The interior view of Moose Lodge, showing the fireplace and built-in desk mentioned in the column. in November 2006. Photo by Lynn Voorheis
With playground construction underway at our future community center, it’s appropriate to recall the Wright family compound that occupied the site for more than a half-century.

Before 2008, you may have noticed a cluster of abandoned structures on the property. These included a lodge and two cabins for family members, tiny quarters for domestic help, a caretaker’s cottage, a green barn and attached shop, a tennis court, and an empty swimming pool with adjoining bath house. Scattered about the property were traces of abandoned shuffleboard, badminton, and handball courts, plus a horse corral down on the flat beside Strawberry Creek, near the charred remains of what was once a guest cabin.

Bordering Highway 243 was the only building left in use, a former garage converted to a real estate office, its upstairs recreation room left accumulating trash. And the caretaker’s cottage near Ridgeview Drive would briefly house the Chamber of Commerce office and visitors center.

The source of this cluster takes us back to the 19th century and San Jacinto Valley, where Loyd Wright was born and raised. After graduating from the USC law school in 1915 at age 22, he married Julia Kingsbury and returned to Hemet to launch a career. They moved to Los Angeles in 1920, but bought the Idyllwild acreage for a future family retreat.

Their growing family prompted them to build the main lodge at Idyllwild in 1924. It was completed in time for Julia and the children, Loyd Jr. (“Moose”), Pauline, Clarissa and Dudley, to begin spending summers here. Loyd Sr. commuted on weekends from his burgeoning law practice.

As time passed additional cabins were built for use of the Wrights’ children’s families.
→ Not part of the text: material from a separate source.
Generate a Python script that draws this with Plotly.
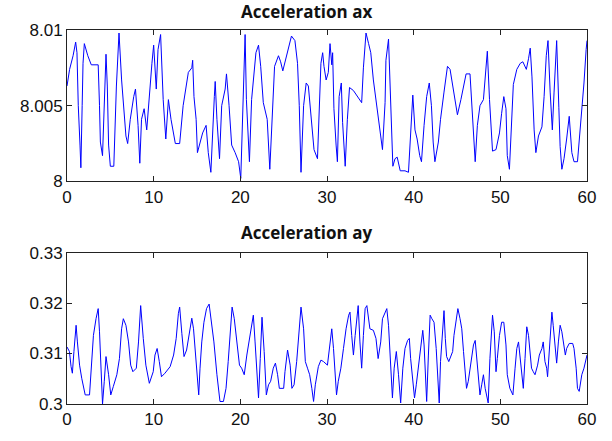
import plotly.graph_objects as go
from plotly.subplots import make_subplots

# Acceleration ax (time s, value)
ax_t = [0, 0.3, 0.7, 1.0, 1.15, 1.3, 1.5, 1.6, 1.75, 1.85, 2.0, 2.4, 2.8, 3.6, 3.75, 3.85, 4.1, 4.3, 4.5, 4.65,
        4.8, 5.0, 5.4, 5.7, 6.0, 6.3, 6.5, 6.7, 6.8, 7.0, 7.3, 7.7, 7.9, 8.2, 8.4, 8.6, 8.9, 9.2, 9.5, 9.8,
        10.0, 10.3, 10.5, 10.8, 11.1, 11.4, 11.7, 12.0, 12.5, 13.0, 13.4, 14.0, 14.4, 14.5, 14.65, 14.9, 15.05, 15.35, 15.65, 16.05,
        16.3, 16.6, 16.8, 17.0, 17.1, 17.3, 17.6, 17.85, 18.25, 18.4, 18.7, 19.0, 19.4, 19.8, 20.05, 20.3, 20.55, 20.7, 21.05, 21.3,
        21.6, 21.8, 22.1, 22.35, 22.65, 23.1, 23.4, 23.7, 23.95, 24.4, 24.65, 24.9, 25.15, 25.55, 25.9, 26.3, 26.6, 26.8, 27.0, 27.3,
        27.6, 27.85, 28.25, 28.5, 28.9, 29.1, 29.3, 29.5, 29.65, 29.9, 30.15, 30.35, 30.55, 30.65, 30.8, 31.05, 31.2, 31.4, 31.65, 31.8,
        32.1, 32.35, 32.6, 33.05, 33.6, 34.0, 34.2, 34.5, 34.8, 35.05, 35.35, 35.65, 35.9, 36.2, 36.4, 36.7, 36.8, 37.1, 37.3, 37.6,
        37.85, 38.1, 38.45, 39.0, 39.4, 39.6, 39.9, 40.15, 40.4, 40.7, 40.9, 41.2, 41.5, 41.8, 42.05, 42.25, 42.45, 42.85, 43.1, 43.5,
        43.9, 44.2, 44.5, 44.65, 45.05, 45.45, 45.75, 46.05, 46.5, 46.8, 47.1, 47.35, 47.65, 48.05, 48.25, 48.5, 48.75, 49.0, 49.1, 49.5,
        49.9, 50.15, 50.4, 50.65, 50.8, 51.05, 51.3, 51.5, 51.9, 52.3, 52.6, 53.0, 53.25, 53.45, 53.65, 53.9, 54.1, 54.4, 54.8, 55.05,
        55.3, 55.5, 55.75, 56.0, 56.2, 56.5, 56.75, 56.9, 57.1, 57.35, 57.65, 57.95, 58.25, 58.5, 58.9, 59.1, 59.4, 59.65, 59.9, 60.0]
ax_v = [8.0063, 8.0074, 8.0083, 8.0092, 8.0085, 8.0050, 8.0024, 8.0009, 8.0050, 8.0078, 8.0091, 8.0083, 8.0077, 8.0077, 8.0050, 8.0026, 8.0017, 8.0056, 8.0084, 8.0063,
        8.0024, 8.0010, 8.0010, 8.0063, 8.0098, 8.0067, 8.0054, 8.0041, 8.0030, 8.0025, 8.0041, 8.0056, 8.0061, 8.0037, 8.0012, 8.0041, 8.0048, 8.0034, 8.0059, 8.0078,
        8.0090, 8.0061, 8.0087, 8.0097, 8.0054, 8.0028, 8.0054, 8.0041, 8.0025, 8.0025, 8.0050, 8.0072, 8.0075, 8.0080, 8.0056, 8.0041, 8.0019, 8.0026, 8.0032, 8.0037,
        8.0019, 8.0006, 8.0037, 8.0056, 8.0066, 8.0041, 8.0015, 8.0050, 8.0061, 8.0071, 8.0050, 8.0024, 8.0019, 8.0013, 8.0002, 8.0050, 8.0097, 8.0054, 8.0013, 8.0054,
        8.0074, 8.0085, 8.0090, 8.0076, 8.0052, 8.0041, 8.0008, 8.0041, 8.0076, 8.0083, 8.0079, 8.0073, 8.0079, 8.0087, 8.0096, 8.0093, 8.0078, 8.0050, 8.0006, 8.0050,
        8.0065, 8.0063, 8.0039, 8.0021, 8.0015, 8.0050, 8.0078, 8.0085, 8.0076, 8.0067, 8.0072, 8.0091, 8.0077, 8.0085, 8.0048, 8.0024, 8.0013, 8.0056, 8.0065, 8.0039,
        8.0010, 8.0041, 8.0062, 8.0060, 8.0055, 8.0052, 8.0075, 8.0098, 8.0091, 8.0085, 8.0067, 8.0054, 8.0043, 8.0032, 8.0021, 8.0052, 8.0080, 8.0094, 8.0054, 8.0010,
        8.0015, 8.0016, 8.0007, 8.0007, 8.0006, 8.0030, 8.0057, 8.0034, 8.0028, 8.0017, 8.0013, 8.0037, 8.0056, 8.0065, 8.0050, 8.0026, 8.0013, 8.0026, 8.0041, 8.0059,
        8.0076, 8.0074, 8.0063, 8.0056, 8.0044, 8.0054, 8.0063, 8.0071, 8.0071, 8.0041, 8.0013, 8.0037, 8.0050, 8.0054, 8.0069, 8.0086, 8.0054, 8.0030, 8.0020, 8.0021,
        8.0032, 8.0045, 8.0056, 8.0048, 8.0017, 8.0008, 8.0041, 8.0064, 8.0074, 8.0078, 8.0079, 8.0074, 8.0081, 8.0088, 8.0069, 8.0034, 8.0019, 8.0030, 8.0036, 8.0056,
        8.0083, 8.0093, 8.0059, 8.0034, 8.0059, 8.0093, 8.0049, 8.0023, 8.0008, 8.0015, 8.0028, 8.0043, 8.0019, 8.0013, 8.0013, 8.0026, 8.0050, 8.0065, 8.0087, 8.0093]

# Acceleration ay (time s, value)
ay_t = [0, 0.28, 0.47, 0.62, 0.8, 1.05, 1.2, 1.45, 1.7, 2.1, 2.6, 2.85, 3.05, 3.35, 3.6, 3.75, 3.9, 4.1, 4.3, 4.5,
        4.8, 5.05, 5.35, 5.75, 6.05, 6.3, 6.5, 6.8, 7.1, 7.35, 7.6, 8.0, 8.25, 8.5, 8.8, 9.1, 9.5, 9.95, 10.15, 10.4,
        10.65, 10.9, 11.3, 11.9, 12.3, 12.6, 12.85, 13.0, 13.25, 13.5, 13.8, 14.1, 14.4, 14.6, 14.8, 15.0, 15.2, 15.35, 15.55, 15.8,
        16.1, 16.4, 16.7, 16.95, 17.3, 17.65, 18.05, 18.35, 18.6, 18.8, 19.05, 19.3, 19.6, 19.9, 20.15, 20.45, 20.75, 21.05, 21.3, 21.5,
        21.7, 21.8, 22.1, 22.3, 22.5, 22.75, 23.0, 23.25, 23.5, 23.8, 24.05, 24.3, 24.5, 25.0, 25.15, 25.45, 25.75, 25.95, 26.2, 26.5,
        26.75, 26.9, 27.0, 27.3, 27.5, 27.75, 28.0, 28.25, 28.45, 28.65, 28.8, 29.0, 29.3, 29.6, 30.05, 30.3, 30.55, 30.75, 30.95, 31.1,
        31.3, 31.6, 31.9, 32.2, 32.5, 32.65, 32.85, 33.05, 33.25, 33.45, 33.6, 33.8, 34.0, 34.2, 34.4, 34.6, 34.8, 34.95, 35.35, 35.65,
        35.9, 36.2, 36.4, 36.7, 36.9, 37.1, 37.3, 37.4, 37.55, 37.75, 38.0, 38.25, 38.5, 38.75, 39.0, 39.3, 39.5, 39.65, 39.9, 40.1,
        40.3, 40.55, 40.8, 41.05, 41.2, 41.45, 41.5, 41.7, 41.9, 42.1, 42.35, 42.6, 42.85, 42.95, 43.1, 43.35, 43.5, 43.65, 43.8, 44.05,
        44.3, 44.5, 44.65, 44.9, 45.1, 45.35, 45.55, 45.75, 45.95, 46.1, 46.3, 46.5, 46.7, 46.9, 47.1, 47.3, 47.5, 47.65, 47.85, 48.05,
        48.25, 48.4, 48.6, 48.8, 49.0, 49.1, 49.3, 49.5, 49.65, 49.9, 50.15, 50.4, 50.65, 50.8, 51.1, 51.45, 51.7, 51.9, 52.1, 52.3,
        52.5, 52.65, 52.85, 53.05, 53.25, 53.45, 53.6, 53.8, 54.0, 54.3, 54.5, 54.8, 54.95, 55.15, 55.35, 55.45, 55.65, 55.95, 56.1, 56.3,
        56.5, 56.7, 56.9, 57.1, 57.3, 57.5, 57.65, 57.95, 58.35, 58.5, 58.75, 58.9, 59.1, 59.4, 59.65, 59.9, 60.0]
ay_v = [0.3113, 0.3104, 0.3074, 0.3061, 0.3104, 0.3156, 0.3123, 0.3077, 0.3051, 0.3018, 0.3018, 0.3077, 0.3136, 0.3169, 0.3189, 0.3143, 0.3077, 0.3000, 0.3045, 0.3094,
        0.3058, 0.3018, 0.3035, 0.3058, 0.3090, 0.3149, 0.3169, 0.3156, 0.3123, 0.3077, 0.3064, 0.3071, 0.3123, 0.3195, 0.3130, 0.3077, 0.3041, 0.3064, 0.3097, 0.3110,
        0.3084, 0.3054, 0.3061, 0.3074, 0.3097, 0.3130, 0.3179, 0.3192, 0.3140, 0.3094, 0.3107, 0.3143, 0.3170, 0.3149, 0.3104, 0.3058, 0.3018, 0.3071, 0.3123, 0.3162,
        0.3189, 0.3198, 0.3162, 0.3123, 0.3058, 0.3005, 0.3005, 0.3031, 0.3084, 0.3136, 0.3192, 0.3169, 0.3123, 0.3077, 0.3071, 0.3058, 0.3097, 0.3130, 0.3149, 0.3176,
        0.3123, 0.3090, 0.3012, 0.3090, 0.3172, 0.3104, 0.3018, 0.3038, 0.3045, 0.3071, 0.3081, 0.3058, 0.3031, 0.3031, 0.3064, 0.3107, 0.3077, 0.3031, 0.3038, 0.3084,
        0.3130, 0.3169, 0.3192, 0.3149, 0.3084, 0.3071, 0.3058, 0.3031, 0.3005, 0.3038, 0.3058, 0.3074, 0.3087, 0.3084, 0.3077, 0.3117, 0.3149, 0.3110, 0.3045, 0.3018,
        0.3045, 0.3071, 0.3110, 0.3149, 0.3176, 0.3182, 0.3136, 0.3097, 0.3136, 0.3176, 0.3195, 0.3123, 0.3071, 0.3136, 0.3189, 0.3195, 0.3169, 0.3149, 0.3146, 0.3130,
        0.3090, 0.3123, 0.3169, 0.3182, 0.3189, 0.3156, 0.3090, 0.3045, 0.3012, 0.3071, 0.3104, 0.3058, 0.3002, 0.3071, 0.3110, 0.3126, 0.3130, 0.3090, 0.3045, 0.3012,
        0.3038, 0.3071, 0.3110, 0.3146, 0.3117, 0.3031, 0.3005, 0.3097, 0.3176, 0.3169, 0.3162, 0.3110, 0.3031, 0.3002, 0.3084, 0.3156, 0.3185, 0.3130, 0.3094, 0.3084,
        0.3094, 0.3104, 0.3136, 0.3169, 0.3189, 0.3169, 0.3149, 0.3104, 0.3058, 0.3031, 0.3045, 0.3071, 0.3097, 0.3117, 0.3126, 0.3090, 0.3045, 0.3018, 0.3038, 0.3058,
        0.3031, 0.3018, 0.3002, 0.3090, 0.3149, 0.3176, 0.3143, 0.3064, 0.3090, 0.3136, 0.3162, 0.3162, 0.3117, 0.3058, 0.3031, 0.3018, 0.3071, 0.3110, 0.3123, 0.3084,
        0.3051, 0.3031, 0.3090, 0.3153, 0.3136, 0.3097, 0.3071, 0.3064, 0.3058, 0.3077, 0.3097, 0.3110, 0.3123, 0.3084, 0.3071, 0.3054, 0.3110, 0.3182, 0.3156, 0.3117,
        0.3081, 0.3123, 0.3156, 0.3143, 0.3123, 0.3097, 0.3110, 0.3120, 0.3120, 0.3110, 0.3071, 0.3031, 0.3025, 0.3058, 0.3071, 0.3090, 0.3097]

titles = ["Acceleration ax", "Acceleration ay"]
x_ticks = [0, 10, 20, 30, 40, 50, 60]
ax_ticks = [8, 8.005, 8.01]
ax_ticktext = ["8", "8.005", "8.01"]
ay_ticks = [0.30, 0.31, 0.32, 0.33]
ay_ticktext = ["0.3", "0.31", "0.32", "0.33"]

fig = make_subplots(rows=2, cols=1, vertical_spacing=0.19)
fig.add_trace(go.Scatter(x=ax_t, y=ax_v, mode="lines", line=dict(color="#0000ff", width=1)), row=1, col=1)
fig.add_trace(go.Scatter(x=ay_t, y=ay_v, mode="lines", line=dict(color="#0000ff", width=1)), row=2, col=1)

axis_style = dict(showline=True, linecolor="#222222", linewidth=1, mirror="ticks", ticks="inside",
                  ticklen=5, tickcolor="#222222", showgrid=False, zeroline=False,
                  tickfont=dict(family="Liberation Sans, Arial", size=17, color="#111111"))

fig.update_xaxes(range=[0, 60], tickvals=x_ticks, **axis_style)
fig.update_yaxes(**axis_style)
fig.update_xaxes(domain=[0, 1])
fig.update_yaxes(range=[8, 8.01], tickvals=ax_ticks, ticktext=ax_ticktext, domain=[0.5952, 1.0], row=1, col=1)
fig.update_yaxes(range=[0.30, 0.33], tickvals=ay_ticks, ticktext=ay_ticktext, domain=[0.0, 0.4048], row=2, col=1)

domain_tops = [1.0, 0.4048]
title_shift = [18.5, 20.5]
for title, top, sh in zip(titles, domain_tops, title_shift):
    fig.add_annotation(text="<b>" + title + "</b>", xref="paper", yref="paper", x=0.4615, y=top,
                       yshift=sh, xanchor="center", yanchor="middle", showarrow=False,
                       font=dict(family="Open Sans", size=17, color="#111111"))

fig.update_layout(width=612, height=441, margin=dict(l=67, r=25, t=30, b=33),
                  paper_bgcolor="white", plot_bgcolor="white", showlegend=False)

fig.write_html("out.html", config={"displayModeBar": False},
               post_script="document.body.style.margin='0px';")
Loyd Jr.’s was dubbed “Moose Lodge,” while “Cedar Lodge” mainly served Pauline and Dudley. The recreational facilities were communal. The swimming pool even served the girls at Peak & Pine Camp across the creek, before that camp had its own.

Loyd Wright’s legal career is a saga in itself, capped by the presidency of the American Bar Association and a foray into politics as a conservative, anti-communist crusader seeking the Republican nomination for U.S. Senator in 1962. (Wright captured 17 percent of the primary vote. Incredibly, he was actually deemed a liberal by one Howard Jarvis, who came in third, but would later use other means to impose his anti-taxation platform.)

Wright became famous for a seemingly endless list of Hollywood clients, most prominently Charlie Chaplin, whom he represented for a quarter of a century. And though he represented Jane Wyman in a messy divorce from Ronald Reagan, that did not preclude Reagan from serving as honorary campaign chairman for Wright’s Senate bid, nor Wright’s receiving an appointment in Reagan’s Sacramento administration.

The main lodge had its moment of glory in 1954, when Joe DiMaggio and Marilyn Monroe honeymooned there. Caretaker Harry Dickerson was warned “on pain of death” to keep their presence secret, a charge fortunately much easier to fulfill in January than July.

In 1974, Loyd Wright died in Hemet. Two years later, in 1976, his heirs sold the property.

Subsequently, it steadily declined under absentee ownership. For years the compound sat derelict while developers tried to find a buyer or conjure projects. Remember the furor over a proposed upscale resort with its Olympic-size pool?

By 2006, when ICRC received the property, only Moose Lodge retained any original character, with such touches as an elegant corner fireplace of river rock, recessed metal sconces for candlelit reading by bunk-bed occupants, and a built-in folding desk.

Tragically, no person or group could amass the resources to move and preserve the building. The Wright family salvaged memorabilia, and the Idyllwild Area Historical Society received some representative artifacts (including that desk). Otherwise, this bit of Idyllwild’s history survives only in photos and memories.